Mow Down The Laws Just to Get the Devil?: Oxley’s frank acknowledgement that Arthur Anderson was sacrificed for mere political effect has made me reflective. The politicians feel they must protect us from the fraudsters, or, rather, that they must be seen as protecting us from the fraudsters, but who protects us from the politicians?
Photobucket - Video and Image Hosting This all reminds me of one of the scenes in A Man for All Seasons , the play based on the life of Thomas More, the 16th Century English chancellor and author. In the scene, More’s wife Alice, and his son-in-law William Roper, urge More to arrest an informer who had sought to curry favor with More by providing information (this excerpt taken from the complete text of the play, which may be found here ) :

ALICE: While you talk, he’s gone!

MORE: And go he should, if he was the Devil himself, until he broke the law!

ROPER: So now you’d give the Devil benefit of law!

MORE: Yes. What would you do? Cut a great road through the law to get after the Devil?

ROPER: I’d cut down every law in England to do that!

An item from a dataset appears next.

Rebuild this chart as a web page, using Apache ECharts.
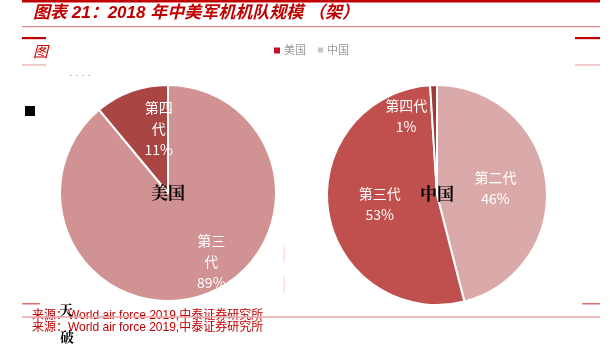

MORE: Oh? And when the last law was down, and the Devil turned round on you –where would you hide, Roper, the laws all being flat? This country’s planted thick with laws from coast to coast — man’s laws, not God’s — and if you cut them down –and you’re just the man to do it — d’you really think you could stand upright in the winds that would blow then? Yes, I’d give the Devil benefit of law, for my own safety’s sake.